Furthermore, it was often argued that the band were ‘clearly’ trying to break into mainstream metal by incorporating these new elements and working with a different vocal style, but the strong presence of their tech death roots meant that this wasn’t entirely possible, leaving them suspended in some kind of limbo where their sound was too tech death to be more considered straightforward, but also too straightforward to still be tech death. The chorus of “Echoes to Come” that I’d enjoyed so much was actually singled out as being a bad thing here, since it was supposedly such a radical departure from the precedent they’d set.

Before we go any further, I should add that we can go back and forth about the pros and cons of formerly technical bands moving towards a more accessible sound, but that’s really not the point of today’s discussion.

https://www.youtube.com/watch?v=SIuPLtH-NvU

Now it had hardly been a week since I got into this band, and they’d mostly established themselves in my head as being all about intricate yet catchy riffs. But after digging out 2003’s The Scepter of the Ancients, itself frequently described as being an essential tech death album, I understood the grievances I saw a little better. The music was indeed fast and spastic, and much closer to Spawn of Possession‘s general aesthetic than anything else. The debate about whether a band should keep making the same acclaimed album over and over or try to take risks and branch out seems to have been around since time immemorial (“if you like the old shit, go listen to the old shit”, etc) and Psycroptic, like most bands, had opted for the latter. It makes sense from the band’s own perspective too: what group of musicians wouldn’t get tired of writing the same material year after year?

But this long-winded introduction to today’s topic raises another question: do we ever really evaluate an album on its own terms? It’s understandable that a band is compared to their previous material, since they set their own precedent with regards to what they’re capable of writing and releasing. Positively reviewed albums are often talked about as if they’ve ‘surpassed’ the standards set by their predecessors, with the band having ‘outdone’ themselves, and those descriptions make sense to us as listeners and evaluators of music.

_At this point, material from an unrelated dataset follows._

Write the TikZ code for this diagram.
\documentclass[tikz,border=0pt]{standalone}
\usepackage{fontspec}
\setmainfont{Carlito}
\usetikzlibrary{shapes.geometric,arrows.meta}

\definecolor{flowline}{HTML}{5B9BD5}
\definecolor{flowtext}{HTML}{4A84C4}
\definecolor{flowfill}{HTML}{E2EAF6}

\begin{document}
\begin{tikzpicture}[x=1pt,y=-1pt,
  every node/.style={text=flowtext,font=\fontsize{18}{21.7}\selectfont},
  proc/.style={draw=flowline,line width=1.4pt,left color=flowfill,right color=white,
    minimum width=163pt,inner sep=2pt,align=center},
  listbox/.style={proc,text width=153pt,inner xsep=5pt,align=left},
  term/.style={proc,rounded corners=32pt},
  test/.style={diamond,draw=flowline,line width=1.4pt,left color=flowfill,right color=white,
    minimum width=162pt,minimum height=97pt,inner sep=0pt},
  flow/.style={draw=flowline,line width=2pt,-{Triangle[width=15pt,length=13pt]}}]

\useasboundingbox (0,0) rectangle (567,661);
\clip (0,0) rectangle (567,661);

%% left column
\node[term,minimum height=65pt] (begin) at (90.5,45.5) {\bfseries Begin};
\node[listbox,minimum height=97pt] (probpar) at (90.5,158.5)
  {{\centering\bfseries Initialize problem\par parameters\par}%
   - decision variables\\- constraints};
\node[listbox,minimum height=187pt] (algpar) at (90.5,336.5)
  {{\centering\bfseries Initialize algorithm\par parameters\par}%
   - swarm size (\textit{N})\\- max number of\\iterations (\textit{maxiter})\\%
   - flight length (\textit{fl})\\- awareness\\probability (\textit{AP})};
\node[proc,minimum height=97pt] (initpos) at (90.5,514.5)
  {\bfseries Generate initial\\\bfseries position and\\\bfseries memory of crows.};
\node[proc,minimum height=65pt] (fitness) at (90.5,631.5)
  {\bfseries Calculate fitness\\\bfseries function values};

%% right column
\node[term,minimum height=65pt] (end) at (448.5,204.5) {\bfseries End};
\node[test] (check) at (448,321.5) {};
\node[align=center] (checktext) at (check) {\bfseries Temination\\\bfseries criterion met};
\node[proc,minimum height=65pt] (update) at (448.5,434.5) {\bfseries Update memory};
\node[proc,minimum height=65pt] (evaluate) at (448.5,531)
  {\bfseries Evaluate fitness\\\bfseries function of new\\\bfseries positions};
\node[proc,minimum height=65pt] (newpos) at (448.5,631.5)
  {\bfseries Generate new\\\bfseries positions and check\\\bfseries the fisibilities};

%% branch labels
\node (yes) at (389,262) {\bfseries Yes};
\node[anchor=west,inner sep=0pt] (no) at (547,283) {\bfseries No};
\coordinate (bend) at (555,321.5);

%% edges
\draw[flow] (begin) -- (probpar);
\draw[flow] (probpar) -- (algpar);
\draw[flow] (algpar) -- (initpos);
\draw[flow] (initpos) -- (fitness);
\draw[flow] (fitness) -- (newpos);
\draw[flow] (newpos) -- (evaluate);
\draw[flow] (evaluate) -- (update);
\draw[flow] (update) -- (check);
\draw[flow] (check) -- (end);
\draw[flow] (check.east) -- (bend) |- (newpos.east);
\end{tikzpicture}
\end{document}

However, if a band strays from their roots enough, is it still entirely fair to hold their later material to that initial standard in the first place? For instance, it doesn’t seem fair, or even sensible, to criticize Job for a Cowboy‘s recent prog death outings in light of their MySpace deathcore roots, nor Opeth’s fantastic 2000s output by comparing it to their comparatively unpolished and sometimes even black metal inspired 1990s sound. In both of these cases, it seems as if the later releases were given leeway when the positions they occupied in a discography were considered, and thus they were evaluated in a more isolated fashion.

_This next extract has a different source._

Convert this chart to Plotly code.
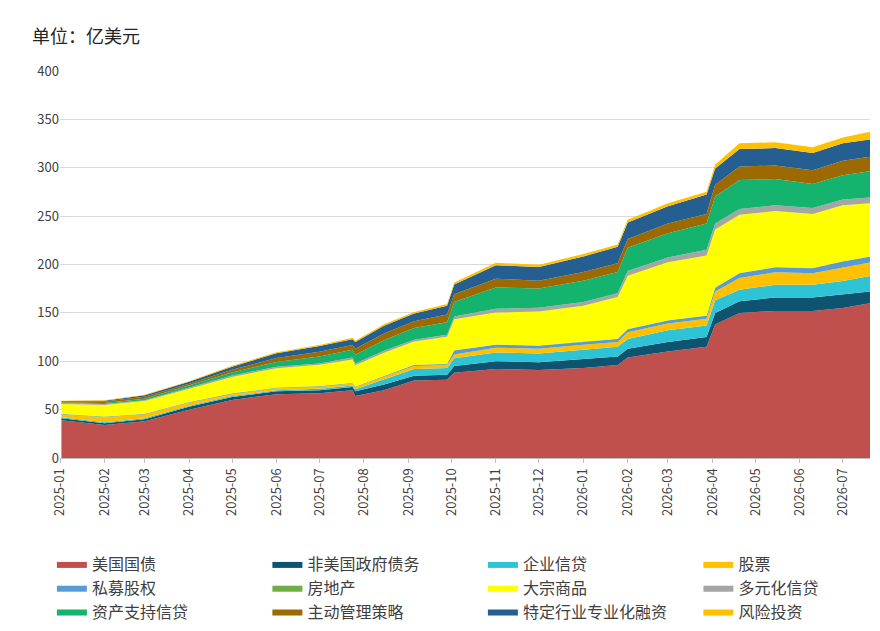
import plotly.graph_objects as go

dates = ["2025-01-02", "2025-02-01", "2025-03-01", "2025-04-01", "2025-05-01", "2025-06-01",
         "2025-07-01", "2025-07-24", "2025-07-26", "2025-08-15", "2025-09-05", "2025-09-28",
         "2025-10-03", "2025-11-01", "2025-12-01", "2026-01-01", "2026-01-25", "2026-02-01",
         "2026-03-01", "2026-03-28", "2026-04-03", "2026-04-20", "2026-05-15", "2026-06-10",
         "2026-07-01", "2026-07-20"]

us_treasury = [39, 34, 38, 50, 60, 66, 67, 70, 64, 70, 80, 81, 88, 92, 91, 93, 96, 104, 110, 115, 138, 150, 152, 152, 155, 160]
non_us_gov = [2, 2, 2, 3, 3, 3, 3, 3.5, 5, 6, 5, 5, 7, 8, 8, 9, 9, 9, 10, 10, 12, 12, 14, 14, 14, 12]
corp_credit = [1, 1, 1, 1, 1, 1, 1.5, 1.5, 2, 5, 7, 7, 8, 9, 9, 10, 10, 10, 12, 12, 13, 12, 13, 13, 14, 16]
equity = [3, 5, 4, 3, 2, 2, 2, 2, 2, 3, 3, 3, 4, 5, 5, 5, 5, 7, 7, 7, 9, 12, 13, 12, 14, 14]
private_equity = [0.5, 0.5, 0.5, 0.5, 0.5, 0.5, 0.5, 0.5, 0.5, 0.5, 1, 1, 4, 3, 3, 3, 3, 3, 3, 3, 4, 5, 5, 5, 6, 6]
real_estate = [0.3] * 26
commodities = [10, 12, 13, 14, 17, 20, 22, 24, 22, 24, 24, 28, 32, 33, 35, 37, 43, 55, 60, 62, 60, 60, 58, 56, 58, 55]
multi_credit = [1, 1, 1, 1, 1.5, 1.5, 1.5, 2, 2, 2, 2, 2, 3, 4, 4, 4, 4, 5, 5, 6, 6, 6, 6, 6, 6, 6]
abs_credit = [0.5, 1, 1.5, 2, 3, 5, 7, 8, 9, 11, 12, 13, 15, 22, 20, 22, 22, 24, 25, 27, 28, 30, 27, 25, 25, 27]
active_mgmt = [1, 1.5, 2, 2, 3, 4, 5, 5, 6, 7, 7, 8, 8, 9, 8, 9, 9, 9, 10, 10, 12, 14, 14, 14, 15, 15]
specialty_fin = [0.5, 1, 1.5, 2, 3, 5, 6, 6, 7, 8, 8, 9, 10, 14, 14, 16, 17, 17, 18, 20, 17, 18, 18, 18, 18, 18]
venture = [0.5, 0.5, 0.5, 0.5, 1, 1, 1, 1.5, 1.5, 1.5, 1.5, 2, 2, 2.5, 2.5, 2.5, 2.5, 3, 3, 3, 4, 6, 6, 6, 6, 8]

series = [
    ("美国国债", us_treasury, "#C0504D"),
    ("非美国政府债务", non_us_gov, "#0E5470"),
    ("企业信贷", corp_credit, "#2EC4D6"),
    ("股票", equity, "#FFC000"),
    ("私募股权", private_equity, "#5B9BD5"),
    ("房地产", real_estate, "#70AD47"),
    ("大宗商品", commodities, "#FFFF00"),
    ("多元化信贷", multi_credit, "#A5A5A5"),
    ("资产支持信贷", abs_credit, "#14B46E"),
    ("主动管理策略", active_mgmt, "#9C6A00"),
    ("特定行业专业化融资", specialty_fin, "#255E91"),
    ("风险投资", venture, "#FFC000"),
]

fig = go.Figure()
for name, vals, color in series:
    fig.add_trace(go.Scatter(x=dates, y=vals, name=name, stackgroup="one", mode="lines",
                             line={"width": 0, "color": color}, fillcolor=color))

fig.update_layout(
    width=880, height=631, plot_bgcolor="white", paper_bgcolor="white",
    font={"family": "Noto Sans CJK SC", "size": 13, "color": "#404040"},
    margin={"l": 52, "r": 18, "t": 63, "b": 181, "autoexpand": False},
    xaxis={"range": ["2025-01-01", "2026-07-20"], "dtick": "M1", "tick0": "2025-01-01",
           "tickformat": "%Y-%m", "tickangle": -90, "showgrid": False, "showline": True,
           "linecolor": "#BFBFBF", "ticks": "outside", "tickcolor": "#BFBFBF", "ticklen": 4},
    yaxis={"range": [0, 400], "dtick": 50, "gridcolor": "#D9D9D9", "zeroline": False},
    legend={"orientation": "h", "x": -0.01, "y": -0.23, "yanchor": "top",
            "entrywidthmode": "fraction", "entrywidth": 0.25,
            "font": {"size": 16, "color": "#404040"}, "traceorder": "normal"},
    annotations=[{"text": "单位：亿美元", "xref": "paper", "yref": "paper", "x": -0.037, "y": 1.055,
                  "xanchor": "left", "yanchor": "bottom", "showarrow": False,
                  "font": {"size": 18, "color": "#262626"}}],
)

fig.write_html("out.html")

Of course, one could counter this by positing that both Opeth’s and JFAC’s later material was not generally thought about in light of their respective debuts because said later material was, by all accounts and purposes, “better.” These are bands whose sound has evolved to great critical acclaim, and so perhaps it doesn’t make sense to criticize them according to the standards of earlier records, since the general consensus is that they have already superseded those records in quality. For other bands whose later releases are certainly evolved but not necessarily ‘better’, such as Gorguts, these later releases have still brought about enough acclaim that the bands aren’t criticized on comparative grounds (interestingly, however, the only criticism I’ve seen of Gorguts’ fantastic new release is that it’s too similar to Colored Sands).

The criticisms I saw of Psycroptic, on the other hand, seemed to imply that the band had not evolved in a way too pleasing to these reviewers, and so the preexisting standards set by Scepter, and to a lesser extent Ob(servant), remained in place for them when evaluating the new album – despite the fact that the band’s sound had changed quite substantially over the time span between then and now. And that feels a little odd, for reasons I can’t quite fully grasp.

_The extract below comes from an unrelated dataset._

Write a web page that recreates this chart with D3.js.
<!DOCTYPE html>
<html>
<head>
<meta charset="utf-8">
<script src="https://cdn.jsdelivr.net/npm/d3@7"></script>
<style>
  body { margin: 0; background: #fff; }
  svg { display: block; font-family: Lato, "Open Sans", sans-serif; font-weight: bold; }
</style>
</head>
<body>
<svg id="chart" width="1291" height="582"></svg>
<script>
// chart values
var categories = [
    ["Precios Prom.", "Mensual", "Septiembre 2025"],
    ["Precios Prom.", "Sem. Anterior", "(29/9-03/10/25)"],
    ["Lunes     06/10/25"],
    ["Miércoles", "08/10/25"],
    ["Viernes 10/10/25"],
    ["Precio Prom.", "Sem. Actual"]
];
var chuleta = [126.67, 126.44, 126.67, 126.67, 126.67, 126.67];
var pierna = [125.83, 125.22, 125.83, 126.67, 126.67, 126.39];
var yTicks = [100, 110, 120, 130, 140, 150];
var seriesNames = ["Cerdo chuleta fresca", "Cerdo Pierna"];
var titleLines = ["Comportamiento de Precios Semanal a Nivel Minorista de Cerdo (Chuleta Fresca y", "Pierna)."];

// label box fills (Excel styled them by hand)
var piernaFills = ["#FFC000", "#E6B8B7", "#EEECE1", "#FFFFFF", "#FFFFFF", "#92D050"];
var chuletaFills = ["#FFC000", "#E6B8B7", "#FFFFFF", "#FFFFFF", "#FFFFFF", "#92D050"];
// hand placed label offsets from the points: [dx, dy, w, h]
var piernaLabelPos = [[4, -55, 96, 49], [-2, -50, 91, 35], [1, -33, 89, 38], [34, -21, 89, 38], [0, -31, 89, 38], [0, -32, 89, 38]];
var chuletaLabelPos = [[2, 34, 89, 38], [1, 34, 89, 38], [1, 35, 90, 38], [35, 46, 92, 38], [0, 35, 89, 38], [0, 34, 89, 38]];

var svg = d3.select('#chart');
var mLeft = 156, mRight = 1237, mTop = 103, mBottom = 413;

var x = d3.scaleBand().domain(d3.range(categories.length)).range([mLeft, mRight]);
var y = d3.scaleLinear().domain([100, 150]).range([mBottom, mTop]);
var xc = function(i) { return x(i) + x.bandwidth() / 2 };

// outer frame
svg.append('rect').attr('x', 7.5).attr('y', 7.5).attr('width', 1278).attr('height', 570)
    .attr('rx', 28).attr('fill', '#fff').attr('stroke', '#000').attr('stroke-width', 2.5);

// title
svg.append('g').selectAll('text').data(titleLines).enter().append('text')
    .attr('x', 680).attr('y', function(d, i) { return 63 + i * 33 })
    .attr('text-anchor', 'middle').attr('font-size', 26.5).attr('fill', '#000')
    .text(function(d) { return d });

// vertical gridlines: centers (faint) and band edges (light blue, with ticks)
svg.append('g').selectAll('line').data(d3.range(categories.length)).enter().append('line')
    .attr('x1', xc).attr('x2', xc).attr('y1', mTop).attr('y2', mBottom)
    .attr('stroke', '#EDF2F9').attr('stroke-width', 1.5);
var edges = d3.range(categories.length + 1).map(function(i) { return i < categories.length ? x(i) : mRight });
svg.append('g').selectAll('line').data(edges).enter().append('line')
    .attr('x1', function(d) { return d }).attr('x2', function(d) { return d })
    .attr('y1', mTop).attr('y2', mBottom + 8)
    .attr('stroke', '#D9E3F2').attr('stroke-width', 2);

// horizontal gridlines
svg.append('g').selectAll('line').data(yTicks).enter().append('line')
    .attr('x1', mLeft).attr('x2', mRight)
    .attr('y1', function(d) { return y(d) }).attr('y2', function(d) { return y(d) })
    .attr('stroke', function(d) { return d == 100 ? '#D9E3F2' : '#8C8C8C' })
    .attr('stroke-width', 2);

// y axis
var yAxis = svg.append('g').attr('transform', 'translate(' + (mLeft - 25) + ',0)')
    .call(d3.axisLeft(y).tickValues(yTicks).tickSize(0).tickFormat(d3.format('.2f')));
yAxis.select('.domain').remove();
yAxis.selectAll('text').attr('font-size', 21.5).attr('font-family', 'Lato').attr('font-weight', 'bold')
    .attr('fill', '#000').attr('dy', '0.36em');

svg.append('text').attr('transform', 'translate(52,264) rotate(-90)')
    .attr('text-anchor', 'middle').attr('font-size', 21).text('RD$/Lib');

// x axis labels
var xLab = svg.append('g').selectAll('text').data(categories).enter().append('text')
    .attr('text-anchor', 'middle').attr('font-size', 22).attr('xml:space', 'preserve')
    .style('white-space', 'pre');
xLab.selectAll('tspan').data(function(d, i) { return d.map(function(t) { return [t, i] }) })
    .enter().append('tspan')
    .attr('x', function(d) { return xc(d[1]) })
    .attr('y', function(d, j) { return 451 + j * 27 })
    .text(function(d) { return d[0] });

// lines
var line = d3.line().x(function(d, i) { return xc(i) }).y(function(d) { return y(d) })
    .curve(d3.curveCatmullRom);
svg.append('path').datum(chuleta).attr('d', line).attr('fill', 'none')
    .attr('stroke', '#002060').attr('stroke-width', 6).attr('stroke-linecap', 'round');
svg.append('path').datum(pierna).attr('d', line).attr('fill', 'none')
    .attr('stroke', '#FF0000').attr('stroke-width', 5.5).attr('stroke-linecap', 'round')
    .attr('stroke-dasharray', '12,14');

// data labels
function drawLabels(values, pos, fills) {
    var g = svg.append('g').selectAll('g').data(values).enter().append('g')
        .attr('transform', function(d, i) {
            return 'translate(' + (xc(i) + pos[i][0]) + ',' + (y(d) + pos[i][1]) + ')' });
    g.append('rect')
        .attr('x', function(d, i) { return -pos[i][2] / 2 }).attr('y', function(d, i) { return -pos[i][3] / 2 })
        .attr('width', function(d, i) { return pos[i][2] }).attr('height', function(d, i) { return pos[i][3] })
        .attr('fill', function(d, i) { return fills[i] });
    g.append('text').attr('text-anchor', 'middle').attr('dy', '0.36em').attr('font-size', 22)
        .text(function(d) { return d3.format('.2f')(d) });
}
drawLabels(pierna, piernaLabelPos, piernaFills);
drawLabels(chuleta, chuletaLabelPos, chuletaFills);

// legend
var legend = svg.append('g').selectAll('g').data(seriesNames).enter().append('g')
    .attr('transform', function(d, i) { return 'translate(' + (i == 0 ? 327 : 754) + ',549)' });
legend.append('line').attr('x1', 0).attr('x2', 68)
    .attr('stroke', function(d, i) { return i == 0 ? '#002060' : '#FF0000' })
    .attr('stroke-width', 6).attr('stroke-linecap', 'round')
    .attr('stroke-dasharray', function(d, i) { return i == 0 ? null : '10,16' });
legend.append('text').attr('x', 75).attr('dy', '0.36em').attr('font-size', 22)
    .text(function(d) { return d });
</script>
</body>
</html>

What makes this even messier is that other albums somehow flout these apparent rules entirely. Opeth’s Damnation sticks out like a sore thumb amongst their legendary 2000-2010 run of releases, in being a short, 40 minute album with nary a heavy moment nor a single song greater than ten minutes in length (for anyone unfamiliar with Opeth, they’re kind of notorious for that). And yet it remains one of the most universally well-loved Opeth releases, despite not necessarily being ‘better’ than its predecessors — considering it’s mostly impossible to evaluate based on preexisting standards — nor setting some kind of new precedent that the band had to live up to from there on out. Is it fair to be selective about how we evaluate albums in that regard? To give Damnation a free pass on its changes in sound, but to hold Psycroptic to a different standard simply because the change in direction is not seen as a good thing? But if we’re to consider how different the two bands’ discographies are as a whole, and the context surrounding each album, is the comparison even a fair one in the first place?

Ultimately, my personal conclusion to this mess is that our usage of a band’s discography to contextualize and evaluate a given album within it remains just as context-dependent as our means of finding a starting point in the first place, each individual person’s way of approaching that notwithstanding. It’s impossible to apply the same standards in contextualizing across every band’s discography, but I do find it interesting how discographical context can inform someone’s opinions of an album, for better or for worse. The answer does seem like a bit of a cop-out, but I guess it helps me sleep at night.

However, it remains that comparison is still a useful tool for understanding the factors that may have led to an album, and can further enhance or take away from an album’s experience. While contextualizing may not always be the best or most fair grounds to evaluate an album top to bottom, I still think the pros outweigh the cons here, should comparison be considered as more of an angle to initially approach the album from rather than a strict rubric to ultimately decide one’s thoughts on it.

And now that I’ve thought hard enough about it to write this piece, I personally think Psycroptic is rather decent. The vocals and mix do make me like it less than the previous records I’ve heard so far, but it’s still a good record. And I maintain that “Echoes to Come” has a pretty great chorus.